Greyja, a non-binary, mixed race, queer Latinx in their mid-twenties, is currently working on their Creative Writing MFA at San Francisco State University, after having earned their undergraduate degree from the University of California, Berkeley, last spring. From their website:
“Their work has appeared or is forthcoming in Bettering American Poetry, Berkeley Poetry Review, The Fem, Apogee Journal Folio, Gravel Magazine, Columbia Poetry Review, Yes Poetry, The Nottingham Review, and MISTRESS. Their collage work was recently featured in ‘Not Even’: Poets Make Collage at Bushel Collective in Delhi, NY. Jacq is currently completing two chapbook manuscripts: Ejecta Ejecta, the winning manuscript in Where Are You Press’ 2016 poetry contest, and Greater Grave, forthcoming from Dancing Girl Press in late 2017.”
As you can see, they’re already prolific. And I, for one, am happy for this, already feeling blessed to have been given a sneak peek at Greater Grave, and already looking forward to whatever is next. I will need some time, however, to spend with Greater Grave.
Greater Grave is an excellent example of the sort of fantastic possibilities I talk about in the essay in this first issue of The White Star Reader*, first, because it works tirelessly to disrupt its own surface, secondly because it relentlessly problematizes relations between things.
Greater Grave has a singular texture, and that texture bears the traces of architecture- that is: it bears sort of signature of its own labor. It makes me feel as though the aforementioned tirelessness with which it works bears the marks of the author’s actual tiredness- that is: it feels like an expenditure. A precious expenditure, like the substance of actual labor rather than a product of labor. I want to say that this is why its texture feels so profound and uncanny: it is as though that which is impossible to make into an object has been given the sensual qualities of an object, like tasting a movement or smelling a sentence.
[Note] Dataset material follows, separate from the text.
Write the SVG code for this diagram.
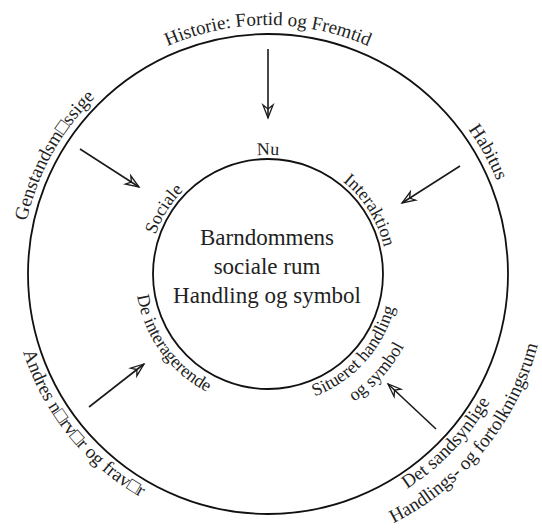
<svg xmlns="http://www.w3.org/2000/svg" xmlns:xlink="http://www.w3.org/1999/xlink" width="542" height="529" viewBox="0 0 542 529">
<style>
.ring{fill:none;stroke:#111;stroke-width:1.8}
.conn{stroke:#1a1a1a;stroke-width:1.6;fill:none}
.t{font-family:"Liberation Serif","DejaVu Serif",serif;fill:#222}
.outer{font-size:19px}
.inner{font-size:18px}
.center{font-size:23px}
</style>
<defs>
<marker id="ah" markerUnits="userSpaceOnUse" markerWidth="20" markerHeight="14" viewBox="-15 -7 17 14" refX="0" refY="0" orient="auto">
<path d="M-13,-5 L0,0 L-13,5 L-9,0 Z" fill="none" stroke="#1a1a1a" stroke-width="1.3" stroke-linejoin="miter"/>
</marker>
<path id="pHist" d="M52.4,149.5 A249,249 0 0 1 483.6,149.5"/>
<path id="pGen" d="M56.3,401.2 A247,247 0 0 1 263.7,27"/>
<path id="pHab" d="M272.3,27 A247,247 0 0 1 479.7,401.2"/>
<path id="pNu" d="M164.9,214.5 A119,119 0 0 1 371.1,214.5"/>
<path id="pInt" d="M263.8,155.1 A119,119 0 0 1 373.1,329.9"/>
<path id="pSoc" d="M162.9,329.9 A119,119 0 0 1 272.2,155.1"/>
<path id="pDe" d="M146.8,219.9 A133,133 0 0 0 282.5,406.2"/>
<path id="pSit1" d="M240.8,402.1 A131,131 0 0 0 392.6,233.5"/>
<path id="pSit2" d="M236,424.6 A154,154 0 0 0 414.5,226.4"/>
<path id="pAnd" d="M28.1,181.9 A257,257 0 0 0 308.2,527.8"/>
<path id="pDet1" d="M208.2,522.9 A256,256 0 0 0 513.5,201.3"/>
<path id="pDet2" d="M224.4,549.6 A279,279 0 0 0 528.5,174"/>
</defs>

<g id="outer-ring">
<circle class="ring" cx="268" cy="274" r="240"/>
<text class="t outer" text-anchor="middle"><textPath xlink:href="#pHist" href="#pHist" startOffset="50%">Historie: Fortid og Fremtid</textPath></text>
<text class="t outer" text-anchor="middle"><textPath xlink:href="#pGen" href="#pGen" startOffset="50%">Genstandsm□ssige</textPath></text>
<text class="t outer" text-anchor="middle"><textPath xlink:href="#pHab" href="#pHab" startOffset="50%">Habitus</textPath></text>
<text class="t outer" text-anchor="middle"><textPath xlink:href="#pAnd" href="#pAnd" startOffset="50%">Andres n□rv□r og frav□r</textPath></text>
<text class="t outer" text-anchor="middle"><textPath xlink:href="#pDet1" href="#pDet1" startOffset="50%">Det sandsynlige</textPath></text>
<text class="t outer" text-anchor="middle"><textPath xlink:href="#pDet2" href="#pDet2" startOffset="50%">Handlings- og fortolkningsrum</textPath></text>
</g>

<g id="inner-ring">
<circle class="ring" cx="268" cy="274" r="115"/>
<text class="t inner" text-anchor="middle"><textPath xlink:href="#pNu" href="#pNu" startOffset="50%">Nu</textPath></text>
<text class="t inner" text-anchor="middle"><textPath xlink:href="#pInt" href="#pInt" startOffset="50%">Interaktion</textPath></text>
<text class="t inner" text-anchor="middle"><textPath xlink:href="#pSoc" href="#pSoc" startOffset="50%">Sociale</textPath></text>
<text class="t inner" text-anchor="middle"><textPath xlink:href="#pDe" href="#pDe" startOffset="50%">De interagerende</textPath></text>
<text class="t inner" text-anchor="middle"><textPath xlink:href="#pSit1" href="#pSit1" startOffset="50%">Situeret handling</textPath></text>
<text class="t inner" text-anchor="middle"><textPath xlink:href="#pSit2" href="#pSit2" startOffset="50%">og symbol</textPath></text>
<text class="t center" text-anchor="middle" x="267" y="245">Barndommens</text>
<text class="t center" text-anchor="middle" x="267" y="274">sociale rum</text>
<text class="t center" text-anchor="middle" x="267" y="303">Handling og symbol</text>
</g>

<g id="connectors">
<line class="conn" x1="268" y1="49" x2="268" y2="118" marker-end="url(#ah)"/>
<line class="conn" x1="80" y1="149" x2="139" y2="187" marker-end="url(#ah)"/>
<line class="conn" x1="460" y1="166" x2="402" y2="203" marker-end="url(#ah)"/>
<line class="conn" x1="89" y1="407" x2="144" y2="364" marker-end="url(#ah)"/>
<line class="conn" x1="436" y1="429" x2="388" y2="384" marker-end="url(#ah)"/>
</g>
</svg>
I’m going to have a hard time moving past talking about the very first poem, whose title “Progress still controls us even in tales of ruination.” -Anna Tsing already displays a sense of the competing vectors mentioned in this issue’s essay: here there are two vectors- two movements- one towards the good (progress) and one towards the bad (ruination) whose coupling calls into question the assertion that the vector of “progress” was ever ‘good’ in the first place. This simple, structuring juxtaposition displays a good deal of the entirety of Greater Grave’s function: to show the brittleness of single signifiers, in this case progress, where a simple placing it in relation to something else can show the multiform fissures of its foundation. But this is the most simple example of this function, as the poem to which the quote serves as a title immediately begins to unravel a number of constellatory relations between things, creating what seems like an objectless allegory: a moving metaphor without a single static node along which its mechanisms function.
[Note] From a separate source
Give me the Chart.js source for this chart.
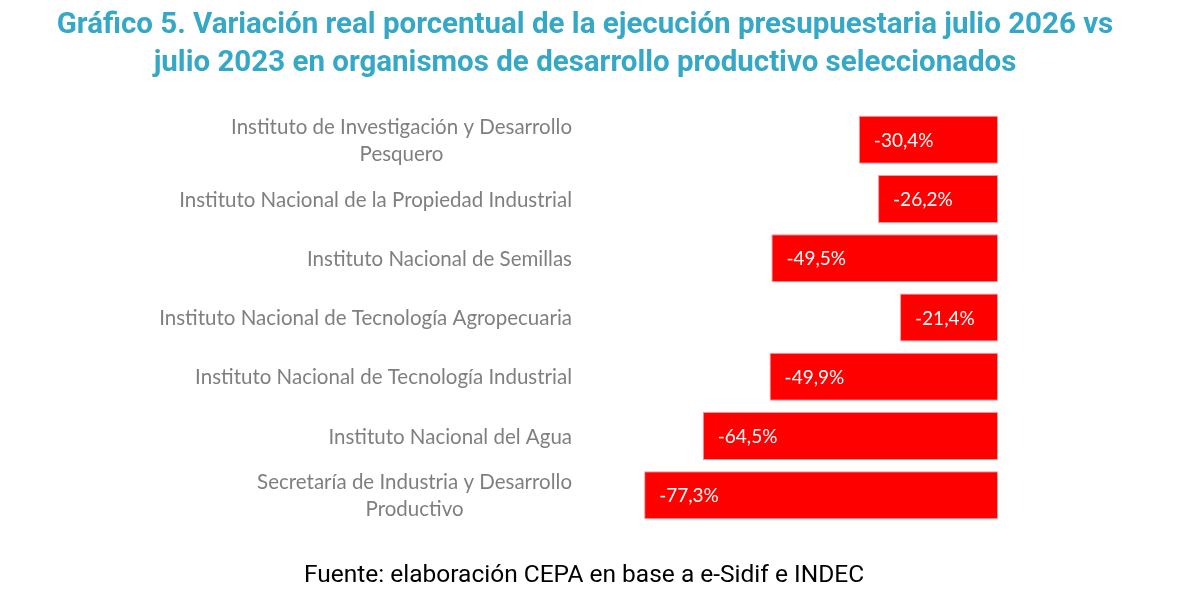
<!DOCTYPE html>
<html>
<head>
<meta charset="utf-8">
<script src="https://cdn.jsdelivr.net/npm/chart.js@4/dist/chart.umd.min.js"></script>
<style>
    html, body { margin: 0; padding: 0; background: #fff; }
    #wrap { position: relative; width: 1180px; height: 599px; }
    #title {
        position: absolute; left: 0; top: 4px; width: 1170px;
        text-align: center; font-family: Roboto, sans-serif; font-weight: bold;
        font-size: 29.5px; line-height: 38px; color: #35a8c8;
    }
    #source {
        position: absolute; left: 0; top: 559px; width: 1168px;
        text-align: center; font-family: Roboto, sans-serif; font-size: 24.5px; line-height: 30px; color: #000;
    }
    canvas { position: absolute; left: 0; top: 0; }
</style>
</head>
<body>
<div id="wrap">
    <canvas id="chart" width="1180" height="599"></canvas>
    <div id="title">Gráfico 5. Variación real porcentual de la ejecución presupuestaria julio 2026 vs<br>julio 2023 en organismos de desarrollo productivo seleccionados</div>
    <div id="source">Fuente: elaboración CEPA en base a e-Sidif e INDEC</div>
</div>
<script>
const organismos = [
    ['Instituto de Investigación y Desarrollo', 'Pesquero'],
    ['Instituto Nacional de la Propiedad Industrial'],
    ['Instituto Nacional de Semillas'],
    ['Instituto Nacional de Tecnología Agropecuaria'],
    ['Instituto Nacional de Tecnología Industrial'],
    ['Instituto Nacional del Agua'],
    ['Secretaría de Industria y Desarrollo', 'Productivo'],
];
const variacion = [-30.4, -26.2, -49.5, -21.4, -49.9, -64.5, -77.3];

const labelFont = "Lato, 'Open Sans', sans-serif";

const categoryLabels = {
    id: 'categoryLabels',
    afterDraw(chart) {
        const { ctx, scales: { y } } = chart;
        ctx.save();
        ctx.font = '20.5px ' + labelFont;
        ctx.fillStyle = '#7f7f7f';
        ctx.textAlign = 'center';
        ctx.textBaseline = 'middle';
        const right = 572;
        const lineH = 27;
        organismos.forEach((lines, i) => {
            const cy = y.getPixelForValue(i) + 1;
            const w = Math.max(...lines.map((l) => ctx.measureText(l).width));
            const cx = right - w / 2;
            const y0 = cy - (lines.length - 1) * lineH / 2;
            lines.forEach((l, j) => ctx.fillText(l, cx, y0 + j * lineH));
        });
        ctx.restore();
    },
};

const valueLabels = {
    id: 'valueLabels',
    afterDatasetsDraw(chart) {
        const { ctx } = chart;
        const meta = chart.getDatasetMeta(0);
        ctx.save();
        ctx.font = '19px ' + labelFont;
        ctx.fillStyle = '#ffffff';
        ctx.textAlign = 'left';
        ctx.textBaseline = 'middle';
        meta.data.forEach((bar, i) => {
            const txt = variacion[i].toFixed(1).replace('.', ',') + '%';
            ctx.fillText(txt, bar.x + 15, bar.y + 1);
        });
        ctx.restore();
    },
};

new Chart(document.getElementById('chart'), {
    type: 'bar',
    data: {
        labels: organismos.map((l) => l.join(' ')),
        datasets: [{
            data: variacion,
            backgroundColor: '#ff0000',
            borderColor: 'rgba(255, 140, 140, 0.9)',
            borderWidth: 1,
            borderSkipped: false,
            categoryPercentage: 1,
            barPercentage: 0.81,
        }],
    },
    options: {
        indexAxis: 'y',
        responsive: false,
        animation: false,
        layout: { padding: { left: 586, right: 182, top: 110, bottom: 74 } },
        plugins: { legend: { display: false }, tooltip: { enabled: false } },
        scales: {
            x: { min: -90, max: 0, display: false },
            y: { display: false },
        },
    },
    plugins: [categoryLabels, valueLabels],
});
</script>
</body>
</html>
First, the structure of relations between the lyric subject and the things within them are structured by desire:
wanting to edit this memory I interject
that I recall feeling not liberated/…
Second, that an impossibility- the prospect of editing one’s memory- is presented as a possibility. This possibility is followed by a broad space, a pointed lack, wherein the reader is implicated in their relation to the lyric “I,” as one who can never be sure to what extent that which they are able to remember or apprehend has been edited: what was in that space before either the edit or the desire to edit it? Why does the word edit feel like the word delete? Because both are impossible, strictly speaking?
Not only does this lyric “I” feel or simply “recall feeling,” but it “interjects” the assertion- an assertion that is weak not only because it is three verbs (interject, recall, feel) away from something other than what it is claiming, but because it follows immediately after the caesura of the possible having-been-edited-memory, which feels like an actual, although negative, interjection. It’s weakness, however, becomes a moot point, when we learn that that which the voice claims to have recalled is the negative of something it doesn’t believe in anyway, now a double negative:
back before I dis member
I forgot that I disbelieved in liberation
The location of all of these things- feelings, the voice itself, whatever the memory is- in relation to each other are thrown into the mysteriously unknowable past: the voice recalls feeling (from when to when?), but reverts (to before when?)- to “back before I dis member,” where all of the sudden to remember- taken as such both because of swift reading and the fact that before one forgets one exists in a state of remembering- is to take apart a body, and somehow now seems to have always meant to dis-RE-member, which semantically amounts to the word “forget,” only with a double modifier: the negation (dis) + a return/ repetition (re) + the verb for “put together.” This is the formal and semantic mechanism of the uncanny, wherein something means one thing and as well as its opposite. The double movement of the competing vectors of ruination and progress which structure the poem are therefore shown to have many more moving parts, necessary tributaries, possible functionalities, and sophisticated middle mechanisms and textures than the now seemingly oversimplified binary heuristic of the title- while it all seems to remain contained within it.
And this in the first five lines of the first poem of the book. But the reader doesn’t come to know the placeless map of constant movement through the act of mapping, which I assume requires a static terrain. Greater Grave, a map of movements, so to speak, is apprehended via the affect produced by the troubled and fluxing relations of and to other relations, by the feeling of being arrested, the sort of paused-with-an-over-large breath inside your chest that needs to get out. It feels felt because it feels embodied, and therein lies one of its greatest characteristics: that this lyric “I,” the I that dis/ remembers and wants and from which the poems of Greater Grave emerge and which Greater Grave never denies, affirms the continued possibility, plausibility, and political necessity of the lyrical poem, of the poetic voice of suffering subjects in the world, of the sort of broken utopian dreams that come from this sort of post//post/postmodern subject, this re-embodied (un-dis-embodied?) voice.